**Exercise details:** Output the material exactly, but drop every image it holds.

"""

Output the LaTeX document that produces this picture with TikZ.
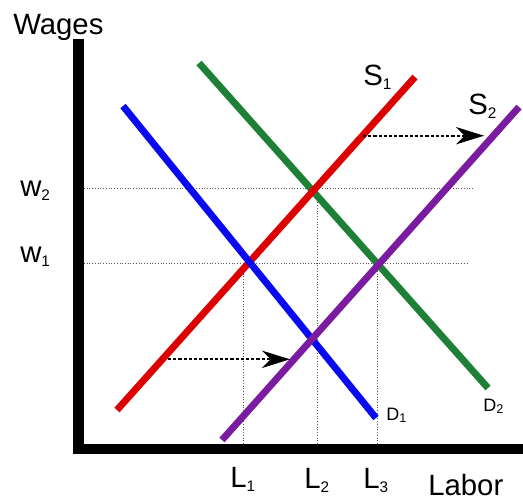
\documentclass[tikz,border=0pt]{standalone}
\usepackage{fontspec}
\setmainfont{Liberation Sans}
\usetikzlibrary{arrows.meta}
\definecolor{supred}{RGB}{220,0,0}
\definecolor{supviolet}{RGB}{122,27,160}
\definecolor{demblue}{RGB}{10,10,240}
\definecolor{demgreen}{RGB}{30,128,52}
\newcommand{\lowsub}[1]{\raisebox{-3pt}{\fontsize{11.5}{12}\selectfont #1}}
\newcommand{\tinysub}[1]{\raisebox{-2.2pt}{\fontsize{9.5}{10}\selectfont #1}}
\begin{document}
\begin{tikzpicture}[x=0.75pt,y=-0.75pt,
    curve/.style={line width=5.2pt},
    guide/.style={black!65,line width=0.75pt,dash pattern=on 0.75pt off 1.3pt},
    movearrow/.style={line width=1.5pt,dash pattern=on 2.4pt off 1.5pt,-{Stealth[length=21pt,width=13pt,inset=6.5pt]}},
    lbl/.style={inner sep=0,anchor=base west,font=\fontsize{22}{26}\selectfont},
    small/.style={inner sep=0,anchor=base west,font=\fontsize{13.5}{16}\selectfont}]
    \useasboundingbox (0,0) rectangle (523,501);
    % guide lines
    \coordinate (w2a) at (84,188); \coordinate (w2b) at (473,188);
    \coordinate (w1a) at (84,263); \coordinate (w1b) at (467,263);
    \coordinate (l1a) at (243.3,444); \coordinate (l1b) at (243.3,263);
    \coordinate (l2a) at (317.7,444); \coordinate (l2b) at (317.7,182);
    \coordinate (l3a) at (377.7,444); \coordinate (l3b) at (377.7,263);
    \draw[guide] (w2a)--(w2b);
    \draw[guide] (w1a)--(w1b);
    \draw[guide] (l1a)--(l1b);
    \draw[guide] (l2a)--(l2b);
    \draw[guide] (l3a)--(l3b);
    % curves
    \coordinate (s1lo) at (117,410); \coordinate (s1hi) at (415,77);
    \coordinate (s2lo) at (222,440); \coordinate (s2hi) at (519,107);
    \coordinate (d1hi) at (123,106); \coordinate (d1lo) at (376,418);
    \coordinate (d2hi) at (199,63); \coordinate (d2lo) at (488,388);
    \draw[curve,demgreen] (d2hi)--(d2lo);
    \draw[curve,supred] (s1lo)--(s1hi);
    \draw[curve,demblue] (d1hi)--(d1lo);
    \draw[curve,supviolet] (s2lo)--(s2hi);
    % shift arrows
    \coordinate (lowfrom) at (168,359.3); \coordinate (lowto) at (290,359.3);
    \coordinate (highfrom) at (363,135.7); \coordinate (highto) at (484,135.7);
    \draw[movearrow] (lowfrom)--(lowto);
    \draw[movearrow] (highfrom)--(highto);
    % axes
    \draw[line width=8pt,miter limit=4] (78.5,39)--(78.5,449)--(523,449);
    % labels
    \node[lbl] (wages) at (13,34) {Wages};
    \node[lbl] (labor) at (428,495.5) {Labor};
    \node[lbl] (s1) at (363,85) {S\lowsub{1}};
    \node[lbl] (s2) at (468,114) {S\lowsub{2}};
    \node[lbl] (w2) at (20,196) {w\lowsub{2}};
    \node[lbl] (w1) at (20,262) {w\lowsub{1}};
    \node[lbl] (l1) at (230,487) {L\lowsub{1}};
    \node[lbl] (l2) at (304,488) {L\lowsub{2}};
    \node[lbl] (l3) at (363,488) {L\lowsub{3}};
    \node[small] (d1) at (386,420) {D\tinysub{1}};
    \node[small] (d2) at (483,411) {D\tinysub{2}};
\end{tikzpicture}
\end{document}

"""

**Right answer:**
Output the LaTeX document that produces this picture with TikZ.
\documentclass[tikz,border=0pt]{standalone}
\usepackage{fontspec}
\setmainfont{Liberation Sans}
\usetikzlibrary{arrows.meta}
\definecolor{supred}{RGB}{220,0,0}
\definecolor{supviolet}{RGB}{122,27,160}
\definecolor{demblue}{RGB}{10,10,240}
\definecolor{demgreen}{RGB}{30,128,52}
\newcommand{\lowsub}[1]{\raisebox{-3pt}{\fontsize{11.5}{12}\selectfont #1}}
\newcommand{\tinysub}[1]{\raisebox{-2.2pt}{\fontsize{9.5}{10}\selectfont #1}}
\begin{document}
\begin{tikzpicture}[x=0.75pt,y=-0.75pt,
    curve/.style={line width=5.2pt},
    guide/.style={black!65,line width=0.75pt,dash pattern=on 0.75pt off 1.3pt},
    movearrow/.style={line width=1.5pt,dash pattern=on 2.4pt off 1.5pt,-{Stealth[length=21pt,width=13pt,inset=6.5pt]}},
    lbl/.style={inner sep=0,anchor=base west,font=\fontsize{22}{26}\selectfont},
    small/.style={inner sep=0,anchor=base west,font=\fontsize{13.5}{16}\selectfont}]
    \useasboundingbox (0,0) rectangle (523,501);
    % guide lines
    \coordinate (w2a) at (84,188); \coordinate (w2b) at (473,188);
    \coordinate (w1a) at (84,263); \coordinate (w1b) at (467,263);
    \coordinate (l1a) at (243.3,444); \coordinate (l1b) at (243.3,263);
    \coordinate (l2a) at (317.7,444); \coordinate (l2b) at (317.7,182);
    \coordinate (l3a) at (377.7,444); \coordinate (l3b) at (377.7,263);
    \draw[guide] (w2a)--(w2b);
    \draw[guide] (w1a)--(w1b);
    \draw[guide] (l1a)--(l1b);
    \draw[guide] (l2a)--(l2b);
    \draw[guide] (l3a)--(l3b);
    % curves
    \coordinate (s1lo) at (117,410); \coordinate (s1hi) at (415,77);
    \coordinate (s2lo) at (222,440); \coordinate (s2hi) at (519,107);
    \coordinate (d1hi) at (123,106); \coordinate (d1lo) at (376,418);
    \coordinate (d2hi) at (199,63); \coordinate (d2lo) at (488,388);
    \draw[curve,demgreen] (d2hi)--(d2lo);
    \draw[curve,supred] (s1lo)--(s1hi);
    \draw[curve,demblue] (d1hi)--(d1lo);
    \draw[curve,supviolet] (s2lo)--(s2hi);
    % shift arrows
    \coordinate (lowfrom) at (168,359.3); \coordinate (lowto) at (290,359.3);
    \coordinate (highfrom) at (363,135.7); \coordinate (highto) at (484,135.7);
    \draw[movearrow] (lowfrom)--(lowto);
    \draw[movearrow] (highfrom)--(highto);
    % axes
    \draw[line width=8pt,miter limit=4] (78.5,39)--(78.5,449)--(523,449);
    % labels
    \node[lbl] (wages) at (13,34) {Wages};
    \node[lbl] (labor) at (428,495.5) {Labor};
    \node[lbl] (s1) at (363,85) {S\lowsub{1}};
    \node[lbl] (s2) at (468,114) {S\lowsub{2}};
    \node[lbl] (w2) at (20,196) {w\lowsub{2}};
    \node[lbl] (w1) at (20,262) {w\lowsub{1}};
    \node[lbl] (l1) at (230,487) {L\lowsub{1}};
    \node[lbl] (l2) at (304,488) {L\lowsub{2}};
    \node[lbl] (l3) at (363,488) {L\lowsub{3}};
    \node[small] (d1) at (386,420) {D\tinysub{1}};
    \node[small] (d2) at (483,411) {D\tinysub{2}};
\end{tikzpicture}
\end{document}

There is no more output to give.